As reported by the winemaker Claudio Fabbro, the cultivation of Vitovska, and other indigenous varieties, is performed by virtuosos who will not get off at all costs with the market terms, operating in a niche that does not have a large production, but offers high quality products, a "heroic viticulture" that would like a wine to live even after 4-5 years after its harvest and acts so that this can be possible. Vitovska has only begun in recent decades to be processed and bottled on its own, once it was used mainly in blends, while today in the Carso DOC it is vinified in white, orange and there are even experiments with dried Vitovska (passito). Parovel Vitovska before bottled as Vinja Barde and now Barde line, is vinified in white without the development of tannins. The journey took us to taste the vintages of Vitovska Onavè Barde 2013 Parovel (award-winning), 2012, 2011, 2010, 2008, 2006 and only for teaching purposes the 2014, 2015 and 2016. All of these wines come from vineyards that now they are thirty years old on average and where irrigation is not practiced. The presence of constant breezes and Bora allow always minimal intervention. The meeting also discussed the link between Vitovska and Bora, since it is precisely the lash of the latter to make Vitovska crispy and to relieve it from pests and molds. The grape of Vitovska is indeed very compact and only the fresh and strong bora manages to "clean it" giving the winemaker very healthy grape that contains in itself a lot of flavor and minerality, which are enhanced with the aging in bottle, even after many years.
For a technical study we quote the tasting notes by Federico Alessio, author of "Heart of Stone. A journey into the soul of the wines of the Carso" that you can also find on his blog:
«Vitovska 2013 Vintage hot and dry. Straw, quite substantial. Nose of good fineness: white flowers, Mediterranean, talc, pear. Vibrant sip, fresh, mineral. Savory finish where hints of citrus and ginger echo.
Vitovska 2012 a bit 'wet vintage, late ripening. Straw with pale golden highlights, good extract. intense aromas of chamomile, acacia flowers and ripe fruit with hints of banana and melon. In the mouth it is soft enough, larger than the previous one. Full-bodied, savory.
Vitovska 2011 busted vintage, says Euro Parovel. Straw to golden. Nose shy and intricate, sulfur and limestone emerge. The palate is balanced, with good clearance between heat and acidity. slightly bitter finish, retrobocca with salt and lemon.
Vitovska 2010 rainy and cold Year. Straw, wispy. delicate olfactory spectrum which combines chamomile, white peach, ginger and lemon. The taste is fresh and vibrant, vertical. Mineral enriched return notes, above all ginger and peach. Pleasant despite the vintage.
Vitovska good 2008 vintage. Yellow with golden flecks, discrete consistency. Chamomile returns, talc, ginger. Then fruit, apricot and melon. Good taste density, intense, savory and fruity. It lacks in length, but it is a nice drink.

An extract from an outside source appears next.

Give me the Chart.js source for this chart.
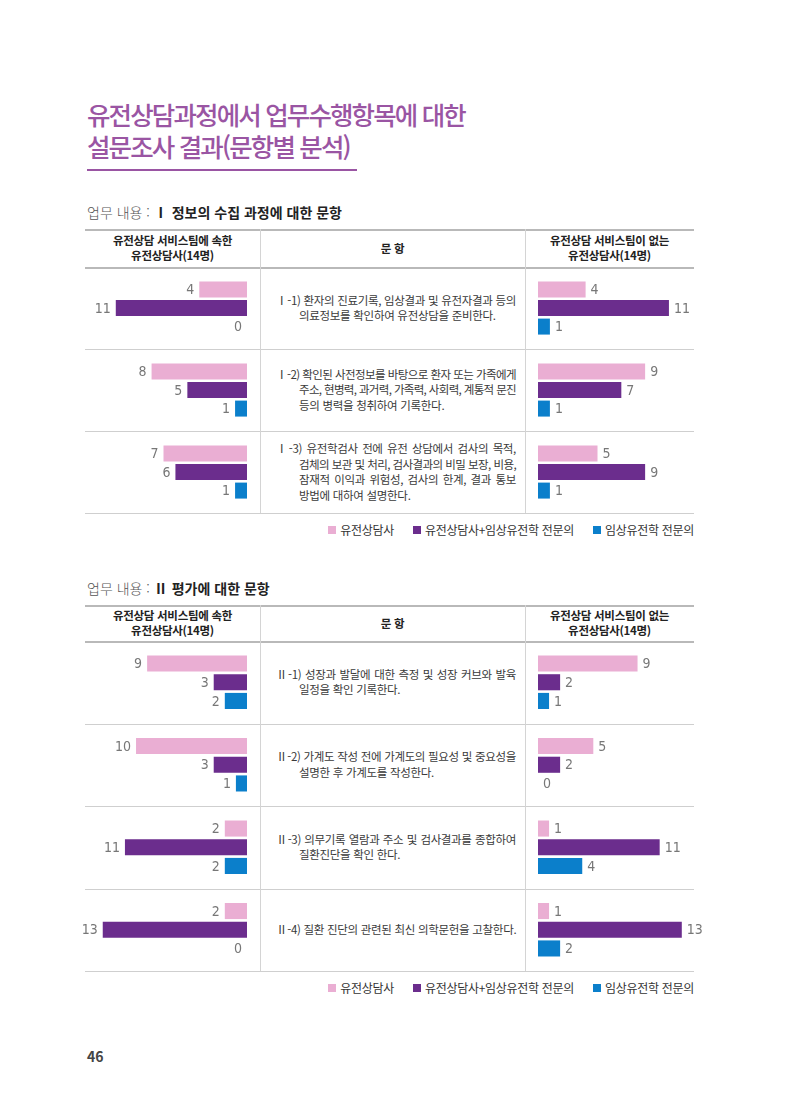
<!DOCTYPE html>
<html lang="ko">
<head>
<meta charset="utf-8">
<title>유전상담과정에서 업무수행항목에 대한 설문조사 결과</title>
<script src="https://cdn.jsdelivr.net/npm/chart.js@4.4.1/dist/chart.umd.min.js"></script>
<style>
  html, body { margin: 0; padding: 0; background: #fff; }
  body { width: 800px; height: 1106px; position: relative; overflow: hidden;
         font-family: "Noto Sans CJK KR", "Noto Sans", sans-serif; color: #333; }
  .abs { position: absolute; }
  .title { left: 87px; top: 98px; font-size: 25.5px; line-height: 32px; color: #9a55a3; font-weight: 500; letter-spacing: -1.85px; }
  .title-rule { left: 87px; top: 169px; width: 270px; height: 2px; background: #9a55a3; }
  .sec-head { left: 87px; font-size: 14px; line-height: 18px; color: #555; font-weight: 300; }
  .sec-head b { color: #222; font-weight: 700; }
  .hline { left: 85px; width: 609px; height: 1px; background: #cfcfcf; }
  .hline.strong { background: #b9b9b9; height: 1.5px; }
  .vline { width: 1px; background: #d4d4d4; }
  .th { font-size: 11.5px; line-height: 15px; font-weight: 700; color: #222; text-align: center; display: flex; align-items: center; justify-content: center; letter-spacing: -0.3px; }
  .item { left: 276px; width: 240px; font-size: 11.5px; line-height: 15.5px; color: #3a3a3a; display: flex; flex-direction: column; justify-content: center; letter-spacing: -0.3px; }
  .item .ln { white-space: nowrap; }
  .item .ln.just { text-align: justify; text-align-last: justify; }
  .item .ln.cont { padding-left: 23px; }
  .legend { right: 106px; font-size: 12px; line-height: 16px; color: #333; display: flex; gap: 19px; white-space: nowrap; letter-spacing: -0.3px; }
  .legend span { display: inline-flex; align-items: center; }
  .legend i { display: inline-block; width: 8px; height: 8px; margin-right: 4px; }
  .page { left: 87px; top: 1046px; font-size: 14px; font-weight: 700; color: #444; }
</style>
</head>
<body>

<div class="abs title">유전상담과정에서 업무수행항목에 대한<br>설문조사 결과(문항별 분석)</div>
<div class="abs title-rule"></div>

<div id="sections"></div>

<div class="abs page">46</div>

<script>
// ---------------------------------------------
// 데이터
// ---------------------------------------------
const seriesLabels = ['유전상담사', '유전상담사+임상유전학 전문의', '임상유전학 전문의'];
const seriesColors = ['#eaaed3', '#6b2d8d', '#0b7fcb'];

// 업무 내용 I
const items1 = ['Ⅰ-1', 'Ⅰ-2', 'Ⅰ-3'];
const teamCounsel1 = [4, 8, 7];
const teamBoth1 = [11, 5, 6];
const teamClinic1 = [0, 1, 1];
const noTeamCounsel1 = [4, 9, 5];
const noTeamBoth1 = [11, 7, 9];
const noTeamClinic1 = [1, 1, 1];
const itemText1 = [
  ['Ⅰ-1) 환자의 진료기록, 임상결과 및 유전자결과 등의', '의료정보를 확인하여 유전상담을 준비한다.'],
  ['Ⅰ-2) 확인된 사전정보를 바탕으로 환자 또는 가족에게', '주소, 현병력, 과거력, 가족력, 사회력, 계통적 문진', '등의 병력을 청취하여 기록한다.'],
  ['Ⅰ-3) 유전학검사 전에 유전 상담에서 검사의 목적,', '검체의 보관 및 처리, 검사결과의 비밀 보장, 비용,', '잠재적 이익과 위험성, 검사의 한계, 결과 통보', '방법에 대하여 설명한다.']
];

// 업무 내용 II
const items2 = ['Ⅱ-1', 'Ⅱ-2', 'Ⅱ-3', 'Ⅱ-4'];
const teamCounsel2 = [9, 10, 2, 2];
const teamBoth2 = [3, 3, 11, 13];
const teamClinic2 = [2, 1, 2, 0];
const noTeamCounsel2 = [9, 5, 1, 1];
const noTeamBoth2 = [2, 2, 11, 13];
const noTeamClinic2 = [1, 0, 4, 2];
const itemText2 = [
  ['Ⅱ-1) 성장과 발달에 대한 측정 및 성장 커브와 발육', '일정을 확인 기록한다.'],
  ['Ⅱ-2) 가계도 작성 전에 가계도의 필요성 및 중요성을', '설명한 후 가계도를 작성한다.'],
  ['Ⅱ-3) 의무기록 열람과 주소 및 검사결과를 종합하여', '질환진단을 확인 한다.'],
  ['Ⅱ-4) 질환 진단의 관련된 최신 의학문헌을 고찰한다.']
];

// ---------------------------------------------
// 값 라벨 플러그인
// ---------------------------------------------
const valueLabels = {
  id: 'valueLabels',
  afterDatasetsDraw(chart) {
    const ctx = chart.ctx;
    const reversed = chart.options.scales.x.reverse;
    ctx.save();
    ctx.font = "14px 'DejaVu Sans Condensed', 'Liberation Sans Narrow', sans-serif";
    ctx.fillStyle = '#777';
    ctx.textBaseline = 'middle';
    ctx.textAlign = reversed ? 'right' : 'left';
    chart.data.datasets.forEach((ds, i) => {
      chart.getDatasetMeta(i).data.forEach((bar, j) => {
        const x = reversed ? bar.x - 5 : bar.x + 5;
        ctx.fillText(String(ds.data[j]), x, bar.y + 1);
      });
    });
    ctx.restore();
  }
};

function makeChart(canvas, labels, values, max, reverse) {
  return new Chart(canvas, {
    type: 'bar',
    data: {
      labels,
      datasets: values.map((d, i) => ({
        label: seriesLabels[i],
        data: d,
        backgroundColor: seriesColors[i],
        borderWidth: 0,
        barPercentage: 0.86,
        categoryPercentage: 0.68,
      }))
    },
    options: {
      indexAxis: 'y',
      responsive: false,
      animation: false,
      events: [],
      layout: { padding: 0 },
      plugins: { legend: { display: false }, tooltip: { enabled: false } },
      scales: {
        x: { display: false, min: 0, max, reverse },
        y: { display: false }
      }
    },
    plugins: [valueLabels]
  });
}

// ---------------------------------------------
// 섹션 구성
// ---------------------------------------------
function el(cls, style, html) {
  const d = document.createElement('div');
  d.className = 'abs ' + cls;
  Object.assign(d.style, style);
  if (html != null) d.innerHTML = html;
  document.getElementById('sections').appendChild(d);
  return d;
}

function buildSection(cfg) {
  const { headY, top, headBottom, rowH, items, texts, left, right, leftMax, rightMax, head } = cfg;
  const n = items.length;
  const bottom = headBottom + rowH * n;

  el('sec-head', { top: headY + 'px' }, head);

  // 표 선
  el('hline strong', { top: top + 'px' });
  el('hline strong', { top: headBottom + 'px' });
  for (let i = 1; i <= n; i++) el('hline', { top: (headBottom + rowH * i) + 'px' });
  el('vline', { left: '260px', top: top + 'px', height: (bottom - top) + 'px' });
  el('vline', { left: '525px', top: top + 'px', height: (bottom - top) + 'px' });

  // 머리글
  const hh = (headBottom - top) + 'px';
  el('th', { left: '85px', width: '175px', top: top + 'px', height: hh }, '유전상담 서비스팀에 속한<br>유전상담사(14명)');
  el('th', { left: '260px', width: '265px', top: top + 'px', height: hh }, '문 항');
  el('th', { left: '525px', width: '169px', top: top + 'px', height: hh }, '유전상담 서비스팀이 없는<br>유전상담사(14명)');

  // 문항 텍스트
  texts.forEach((lines, i) => {
    const html = lines.map((t, k) => {
      const cls = ['ln'];
      if (k > 0) cls.push('cont');
      if (k < lines.length - 1) cls.push('just');
      return `<div class="${cls.join(' ')}"><span>${t}</span></div>`;
    }).join('');
    el('item', { top: (headBottom + rowH * i) + 'px', height: rowH + 'px' }, html);
  });

  // 차트
  const h = rowH * n;
  const lc = document.createElement('canvas');
  lc.width = 167; lc.height = h;
  lc.className = 'abs';
  Object.assign(lc.style, { left: '80px', top: headBottom + 'px' });
  document.getElementById('sections').appendChild(lc);
  makeChart(lc, items, left, leftMax, true);

  const rc = document.createElement('canvas');
  rc.width = 172; rc.height = h;
  rc.className = 'abs';
  Object.assign(rc.style, { left: '538px', top: headBottom + 'px' });
  document.getElementById('sections').appendChild(rc);
  makeChart(rc, items, right, rightMax, false);

  // 범례
  el('legend', { top: (bottom + 9) + 'px' },
    seriesLabels.map((s, i) => `<span><i style="background:${seriesColors[i]}"></i>${s}</span>`).join(''));
}

buildSection({
  head: '업무 내용 : <b>Ⅰ 정보의 수집 과정에 대한 문항</b>',
  headY: 203, top: 229, headBottom: 267, rowH: 82,
  items: items1, texts: itemText1,
  left: [teamCounsel1, teamBoth1, teamClinic1],
  right: [noTeamCounsel1, noTeamBoth1, noTeamClinic1],
  leftMax: 14.0, rightMax: 14.45
});

buildSection({
  head: '업무 내용 : <b>Ⅱ 평가에 대한 문항</b>',
  headY: 579, top: 605, headBottom: 641, rowH: 82.5,
  items: items2, texts: itemText2,
  left: [teamCounsel2, teamBoth2, teamClinic2],
  right: [noTeamCounsel2, noTeamBoth2, noTeamClinic2],
  leftMax: 15.05, rightMax: 15.55
});

// 양쪽 정렬 줄: 넘치면 자간을 줄이고, 남으면 단어 간격으로 채움
document.querySelectorAll('.item .ln.just').forEach(ln => {
  const span = ln.querySelector('span');
  const cs = getComputedStyle(ln);
  const target = ln.clientWidth - parseFloat(cs.paddingLeft) - 1;
  const natural = span.getBoundingClientRect().width;
  const chars = span.textContent.length;
  if (natural > target) {
    const ls = parseFloat(cs.letterSpacing) || 0;
    span.style.letterSpacing = (ls + (target - natural) / chars) + 'px';
  }
  ln.style.whiteSpace = 'normal';
});
</script>
</body>
</html>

Vitovska excellent 2006 vintage. Golden, consistent. Noses evolved, tertiary distinctly, bathed in an aura of incense. acacia honey, propolis, candied citrus, resin balsamic notes and eucalyptus. Warm and enveloping sip, horizontally, but with a residual lively freshness. Full-bodied, intense and persuasive, with good persistence.

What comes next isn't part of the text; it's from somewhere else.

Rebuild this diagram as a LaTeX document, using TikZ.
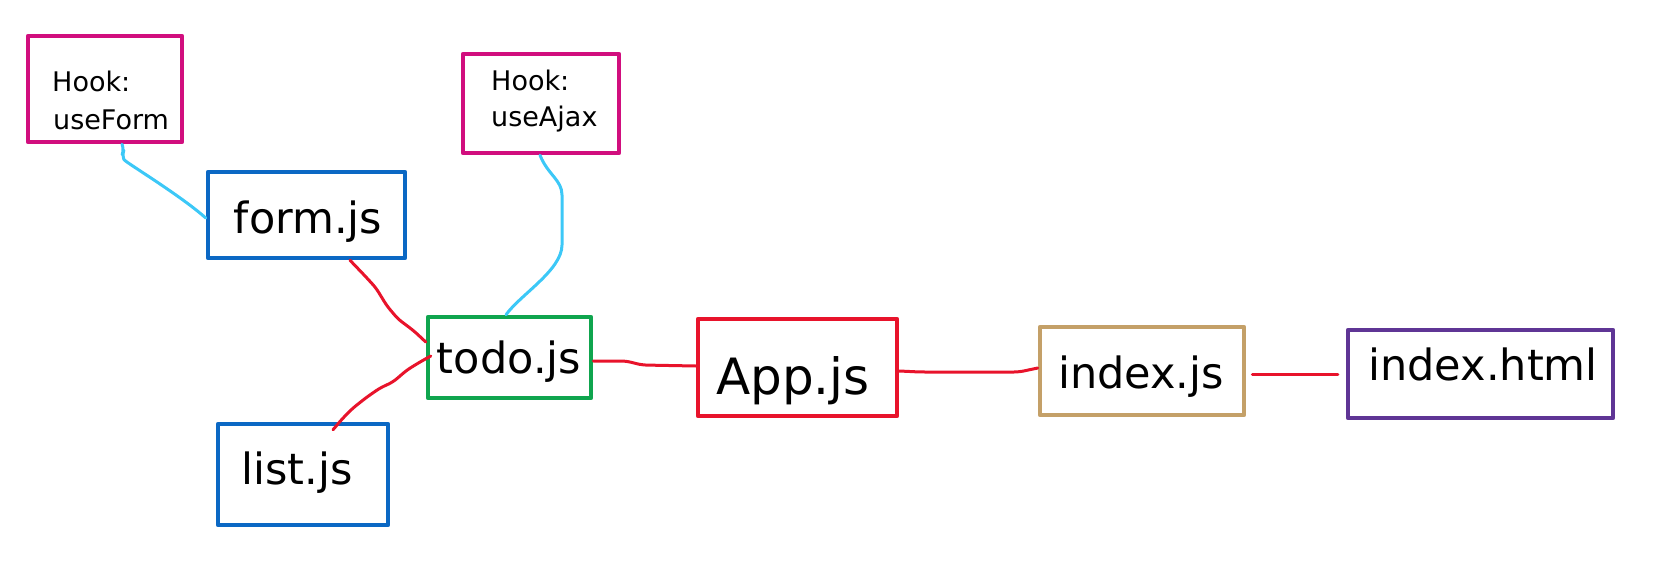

Beside were proposed also vintages not yet on the market.
Vitovska good 2015 vintage. Pale straw. uncertain perfumes and intricate, outcrop of white peach and citrus notes. In the mouth the acidity prevails, a still wine in the stabilization phase.
Vitovska 2014 The annus horribilis with a lot of rain. Greenish yellow. Olfactory notes citrine and limestone. Dizzying verticality of the mouth, almost an alcoholic lemonade. Emerges a shy white peach in the aftertaste. Acidity beyond measure.
Vitovska 2016 This is of course the fermenting juice, which for the moment is a great pear juice..!≫
We've been receiving groups increasingly numerous visiting our Winery in Bagnoli della Rosandra 624 and the Olive Oil Mill in Zona Artigianale Dolina 546. These are people passionate about wine and EVO oil that combine the visit to the city with a moment of culture of the land with the taste of local productions.
Then they often remain in touch with us: a few days ago a German gentleman who had come on a visit some time ago called us because he had run out of stocks that he had brought with him after his visit! This is how real friendships do not stop at Europe's borders, but go far beyond, even across oceans.
Parovel vineyards and olive groves is now present in a number of tour packages as Val Rosandra gastronomic point of interest. Among the latest initiatives that involves us is the Tasty Bus by Cividin Viaggi that we invite you to discover for new and unexpected discoveries of our territory.
For us it is always very important to know the typical we produce that are typical native of the province of Trieste territory. One of these is the olive bianchera. A mighty and leafy olive tree that is present on our territory since ancient times when the Phoenicians and Greeks brought this typically Mediterranean plant on the shores of the Adriatic from there it spread. Once the olive oil was used for the care of the body but over the centuries it has become an essential element of the Mediterranean diet. Storie Enogastronomiche interviewed our Karmen Stepan Parovel on cultivars that Parovel cultivated for generations in the hills around the Val Rosandra in Trieste and today is bottled in the 100% bianchera Ul'ka line, which for the year 2015 is also a Slow Food Presidium.
"The Green Gold Culture in Trieste has ancient roots, but it has never been easy. It was the Phoenicians that brought the olive trees on the hills surrounding the most northern bay of the Adriatic sea. Later the Romans came to produce olive oil on these limestone lands, nestled between cliffs and sinkholes, near the coast. they learnt to challenge the frequent frosts and bora, katabatic wind that often blows over one hundred kilometers per hour. the activity becomes profitable and already at that time each farm in Trieste and Istria has its own olive press. Through the centuries the Julian olive growing has its moments of prosperity and business development, but also stagnation. The activity blooms in the Venetian era, but it will take years of hard work, perseverance and dedication, to get to today's results. " Thus the article by Carla Ciampalini begins on Food24, Nutrition blog of Il Sole 24 Ore in which a contribution by Elena Parovel appears, interviewed for the occasion: "«Quality and territorial belonging are the two qualitative elements of our olive oil» explains Elena Parovel, president of the Committee for the extra virgin olive oil exploitation and promotion in the province of Trieste. So, conventional techniques over the years have been able to combine the ability to exploit technological innovations that led to strict checks of the entire chain, from cultivation to production, to evo oils storage. An effort that has allowed us to reach in 2004 the protected designation of origin, the product Tergeste Dop guarantees an undisputed environmental, landscape and economic value.